Pauline’s mother, Meaud, is a former disco queen who met Pauline’s father Frédéric, eight years her junior, in a gay nightclub. Through a series of extracts from family videos, in which Frédéric dresses up in drag, usually as a bad Marilyn Monroe lookalike, we quickly realize that this is not your average nuclear family. Another clip from a TV daytime chat show reveals that Frédéric’s natural parents were only 11 and 15 years old respectively when he was born.
While Frédéric is often as irritatingly self-obsessed as his adolescent daughter, Meaud remains enigmatic. She has an inner sadness that seems at odds with her younger, party-animal self, but we are rarely allowed much insight into her past, as Pauline and Frédéric appear determined to dominate the camera.

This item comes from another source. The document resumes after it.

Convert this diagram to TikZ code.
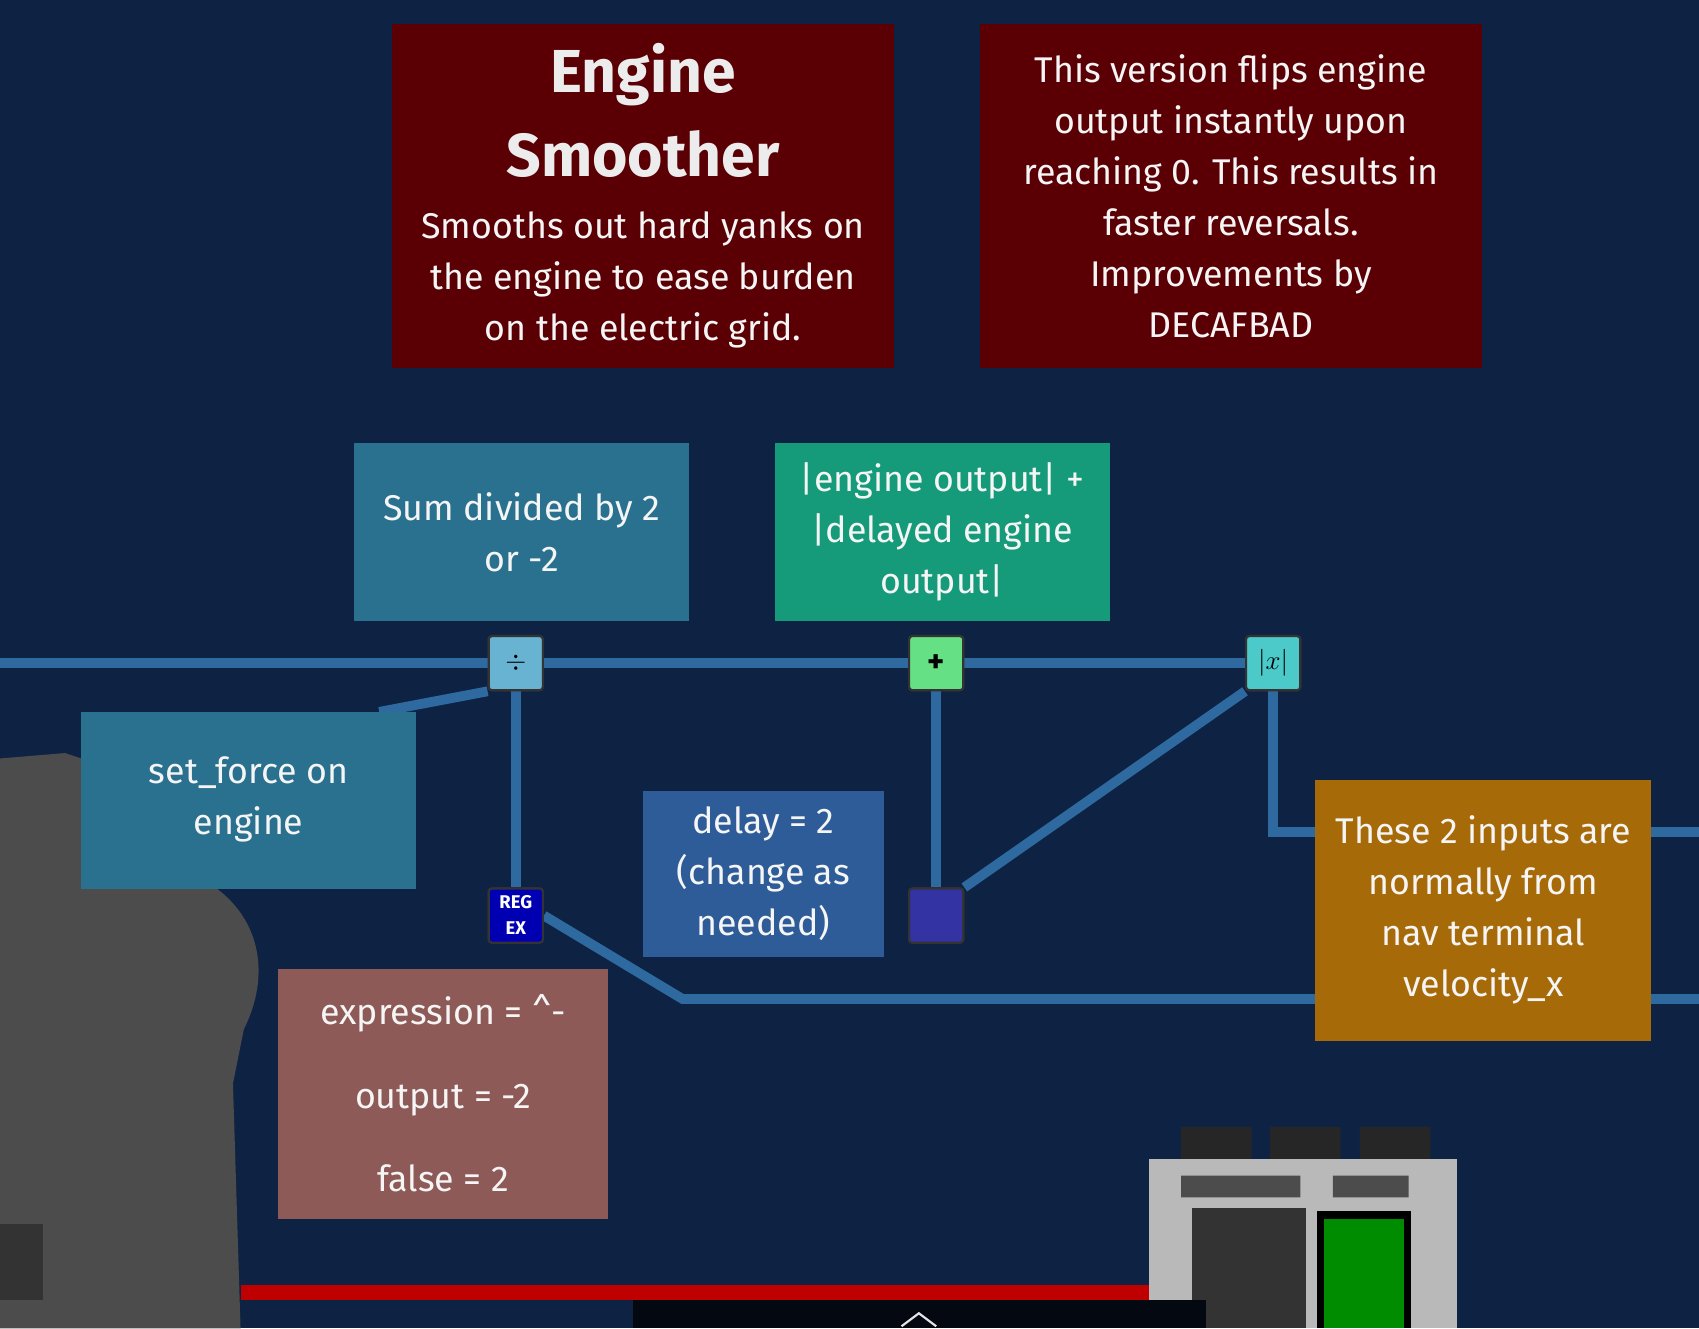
\documentclass[tikz,border=0pt]{standalone}
\usepackage{fontspec}
\setmainfont{Fira Sans}
\definecolor{bg}{HTML}{0E2344}
\definecolor{wire}{HTML}{2E6AA0}
\definecolor{dred}{HTML}{5A0004}
\definecolor{teal1}{HTML}{2A7190}
\definecolor{green1}{HTML}{159A7A}
\definecolor{blue1}{HTML}{2D5C98}
\definecolor{rose}{HTML}{8E5A57}
\definecolor{orange1}{HTML}{A66A08}
\tikzset{
 box/.style={draw=none,align=center,text=white!92!gray,font=\fontsize{33}{47}\selectfont,inner sep=0},
 w/.style={draw=wire,line width=9pt},
 comp/.style={draw=black!80,line width=2pt,rounded corners=3pt,minimum width=50pt,minimum height=50pt,inner sep=0,font=\fontsize{30}{30}\selectfont\bfseries},
}
\begin{document}
\begin{tikzpicture}[x=1pt,y=-1pt]
\useasboundingbox (0,0) rectangle (1568,1226);
\fill[bg] (0,0) rectangle (1568,1226);
% engine graphic
\fill[gray!60!black] (0,700) -- (60,695) -- (75,700) -- (75,820) -- (200,820) .. controls (240,850) and (250,900) .. (225,950) -- (215,1000) -- (222,1226) -- (0,1226) -- cycle;
\fill[gray!40!black] (0,1130) rectangle (40,1200);
% wires
\coordinate (L) at (0,612); \coordinate (R1) at (1568,768); \coordinate (R2) at (1568,922);
\coordinate (sfc) at (350,657);
\node[comp,fill=cyan!50!teal!70!white] (div) at (476,612) {\textcolor{black}{$\div$}};
\node[comp,fill=teal!40!green!60!white] (add) at (864,612) {\textcolor{black}{+}};
\node[comp,fill=teal!60!cyan!70!white] (abs) at (1175,612) {\textcolor{black}{$|x|$}};
\node[comp,fill=blue!70!black] (rgx) at (476,845) {};
\node[comp,fill=blue!55!black!80] (dly) at (864,845) {};
\draw[w] (L) -- (div.west);
\draw[w] (div.east) -- (add.west);
\draw[w] (add.east) -- (abs.west);
\draw[w] (div.south) -- (rgx.north);
\draw[w] (add.south) -- (dly.north);
\draw[w] (dly.north east) -- (abs.south west);
\draw[w] (abs.south) -- (1175,768) -- (R1);
\draw[w] (rgx.east) -- (630,922) -- (R2);
\draw[w] (div.south west) -- (sfc);
% redraw comps on top
\node[comp,fill=cyan!50!teal!70!white] at (476,612) {\textcolor{black}{$\div$}};
\node[comp,fill=teal!40!green!60!white] at (864,612) {\textcolor{black}{+}};
\node[comp,fill=teal!60!cyan!70!white] at (1175,612) {\textcolor{black}{$|x|$}};
\node[comp,fill=blue!70!black] at (476,845) {};
\node[font=\fontsize{17}{17}\selectfont\bfseries,text=white,inner sep=0] (rg1) at (476,833) {REG};
\node[font=\fontsize{17}{17}\selectfont\bfseries,text=white,inner sep=0] (rg2) at (476,857) {EX};
\node[comp,fill=blue!55!black!80] at (864,845) {};
% boxes
\fill[dred] (362,22) rectangle (825,340);
\node[box,font=\fontsize{56}{78}\selectfont\bfseries,text=white!85!gray] (t) at (593.5,102) {Engine\\Smoother};
\node[box] (td) at (593.5,258) {Smooths out hard yanks on\\the engine to ease burden\\on the electric grid.};
\fill[dred] (904,22) rectangle (1368,340);
\node[box] (n) at (1136,181) {This version flips engine\\output instantly upon\\reaching 0. This results in\\faster reversals.\\Improvements by\\DECAFBAD};
\fill[teal1] (327,409) rectangle (636,573);
\node[box] (s) at (481.5,491) {Sum divided by 2\\or -2};
\fill[green1] (715,409) rectangle (1024,573);
\node[box] (e) at (869.5,491) {|engine output| +\\|delayed engine\\output|};
\fill[teal1] (75,657) rectangle (384,820);
\node[box] (sf) at (229.5,738) {set\_force on\\engine};
\fill[blue1] (593,730) rectangle (816,883);
\node[box] (d) at (704.5,806) {delay = 2\\(change as\\needed)};
\fill[rose] (257,894) rectangle (561,1125);
\node[box,font=\fontsize{33}{77}\selectfont] (x) at (409,1009) {expression = \textasciicircum-\\output = -2\\false = 2};
\fill[orange1] (1214,720) rectangle (1524,961);
\node[box] (o) at (1369,840) {These 2 inputs are\\normally from\\nav terminal\\velocity\_x};
% red line
\fill[red!75!black] (222,1186) rectangle (1060,1200);
% device
\fill[black!85] (1090,1040) rectangle (1155,1070) (1172,1040) rectangle (1237,1070) (1255,1040) rectangle (1320,1070);
\fill[gray!55] (1060,1070) -- (1345,1070) -- (1345,1226) -- (1060,1226) -- cycle;
\fill[black!80] (1100,1115) rectangle (1205,1226);
\fill[black] (1215,1118) rectangle (1302,1226);
\fill[green!55!black] (1222,1125) rectangle (1296,1226);
\fill[black!70] (1090,1085) rectangle (1200,1105) (1230,1085) rectangle (1300,1105);
% bottom bar
\fill[black!75!bg] (584,1200) rectangle (1113,1226);
\draw[white!80!gray,line width=2pt] (832,1224) -- (848,1212) -- (864,1224);
\end{tikzpicture}
\end{document}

Clearly Brisavoine was inspired by Jonathan Caouette’s astonishing 2003 documentary, Tarnation, which uses a similar range of film and sound footage to portray the mental disintegration of his mother. Pauline s’Arrache does not have the emotional impact of Caouette’s film, possibly because, for all the family’s distinctiveness, the problems that Pauline faces are nothing compared to the horror of Caouette’s experience.
Young Pauline’s growing pains are sometimes depicted with touching charm, and Pauline herself, for all her self-absorption, has a charismatic screen presence. Brisavoine makes judicious use of musical excerpts, not least Debussy’s achingly beautiful piano piece Clair de Lune, which managed to bring a tear to my eye on a couple of occasions.